From mainframes to Hadoop clusters Syncsort, a company that started out in the mainframe space with high-speed sorting technology in the 1960s, and which expanded to the ETL (Extract, Transform and Load) cum Data Integration space in the last decade, was involved in both of these Hadoop Summit phenomena. On June 14, the company announced a partnership with Hortonworks, which brings Hadoop/HDP to Syncsort's DMExpress Data Integration platform.
This partnership brings Hadoop and the Hadoop Distributed File System (HDFS) into the corporate data workflow and does it in such a way that Enterprise data practitioners can apply their current skill sets to work with it. Syncsort's graphical user interface for developing data integration flows (pictured) can now be used to front-end Hadoop. Even if the native Hadoop skillset does one day become mainstream in the Enterprise, that won't happen until Hadoop becomes usable from the skillsets that are mainstream there today.
Not just a driver Another noteworthy thing about this partnership is the engineering behind the integration. Syncsort went well beyond garden-variety Hive driver connectivity; instead, DMExpress integrates tightly with HDFS and Hadoop's MapReduce Framework. DMExpress can work directly with HDFS files and its highly optimized sort routines can be integrated into MapReduce jobs. The latter capability results from Syncsort's own open source code that links a pluggable sort infrastructure into the Map and Reduce tasks orchestrated by Hadoop.

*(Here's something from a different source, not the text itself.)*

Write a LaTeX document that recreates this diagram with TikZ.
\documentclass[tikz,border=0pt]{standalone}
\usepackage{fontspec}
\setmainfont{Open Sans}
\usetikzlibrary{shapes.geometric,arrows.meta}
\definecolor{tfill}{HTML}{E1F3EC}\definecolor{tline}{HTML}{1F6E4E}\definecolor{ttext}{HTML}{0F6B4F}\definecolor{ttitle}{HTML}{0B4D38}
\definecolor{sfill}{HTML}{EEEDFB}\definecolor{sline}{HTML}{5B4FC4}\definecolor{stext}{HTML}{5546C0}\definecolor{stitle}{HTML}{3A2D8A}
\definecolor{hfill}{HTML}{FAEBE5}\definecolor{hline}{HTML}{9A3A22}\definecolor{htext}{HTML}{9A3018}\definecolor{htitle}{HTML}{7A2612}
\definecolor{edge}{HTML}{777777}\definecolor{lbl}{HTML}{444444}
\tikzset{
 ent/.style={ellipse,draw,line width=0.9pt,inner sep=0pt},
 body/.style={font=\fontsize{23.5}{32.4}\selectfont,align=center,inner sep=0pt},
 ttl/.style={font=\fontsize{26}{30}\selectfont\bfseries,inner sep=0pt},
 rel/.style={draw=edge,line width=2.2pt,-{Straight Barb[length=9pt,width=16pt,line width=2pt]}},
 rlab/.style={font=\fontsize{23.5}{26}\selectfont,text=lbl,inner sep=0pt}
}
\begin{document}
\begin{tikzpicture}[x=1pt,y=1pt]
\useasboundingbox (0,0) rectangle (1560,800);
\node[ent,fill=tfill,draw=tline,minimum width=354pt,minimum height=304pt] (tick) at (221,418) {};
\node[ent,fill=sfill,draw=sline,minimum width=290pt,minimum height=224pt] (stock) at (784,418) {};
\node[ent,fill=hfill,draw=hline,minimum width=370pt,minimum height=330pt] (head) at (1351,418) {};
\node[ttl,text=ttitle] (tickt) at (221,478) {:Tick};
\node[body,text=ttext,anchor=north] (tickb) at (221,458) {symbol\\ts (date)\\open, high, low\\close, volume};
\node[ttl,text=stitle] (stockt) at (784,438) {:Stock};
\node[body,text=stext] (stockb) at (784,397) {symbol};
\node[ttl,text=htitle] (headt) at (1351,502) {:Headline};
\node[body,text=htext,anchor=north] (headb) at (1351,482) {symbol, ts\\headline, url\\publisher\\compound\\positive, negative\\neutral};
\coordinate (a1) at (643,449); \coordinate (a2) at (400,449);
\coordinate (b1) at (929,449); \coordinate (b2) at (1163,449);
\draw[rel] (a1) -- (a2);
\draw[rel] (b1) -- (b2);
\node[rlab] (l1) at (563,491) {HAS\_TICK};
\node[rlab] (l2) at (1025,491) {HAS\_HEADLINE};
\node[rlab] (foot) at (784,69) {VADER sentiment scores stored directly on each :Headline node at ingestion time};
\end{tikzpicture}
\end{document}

One more thing I could end this post right here, because the Hortonworks partnership is significant and stands on its own. But I'm going to continue, because today the plot thickens.
I keep saying that Massively Parallel Processing (MPP) data warehouse appliances are Big Data technology too. Hadoop does not Big Data make.
Well, it would appear that Syncsort might agree because the company is today announcing a partnership with Greenplum, makers of a prominent MPP appliance (and a unit of EMC). This partnership means that Greenplum is a certified data endpoint for DMExpress and that, suddenly Hadoop, MPP and transactional databases are peers in the realm of data movement. To top it all off, Syncsort has also joined Greenplum's "Catalayst" developer program, which will allow technologists at both companies to collaborate on interesting solutions.
Worlds collide, and both survive I asked Keith Kohl, Syncsort's Director of Product Management for Data Integration, what his company's reasoning was in partnering with both a Hadoop player like Hortonworks and an MPP player like Greenplum, especially given its the Enterprise storage pedigree of Greenplums's parent company.
Kohl's answer was pretty matter-of-fact: Syncsort's customers are using both MPP and Hadoop technology, side by side. Kohl gave a specific example of one such customer (comScore), but explained that the scenario is rather pervasive. Corporate clients are integrating Hadoop into their data environments but they are doing so in a way that allows them to leverage their infrastructure and skill set investments in their data warehouse platforms.
The notions of "Big Data" and "One Version of the Truth" needn't be at cross-purposes. Kohl says that risk, skill sets and market maturity are each important drivers of this trend. My take: disruption shouldn't be underestimated, but the imperative of rip-and-replace is shouldn't be overstated.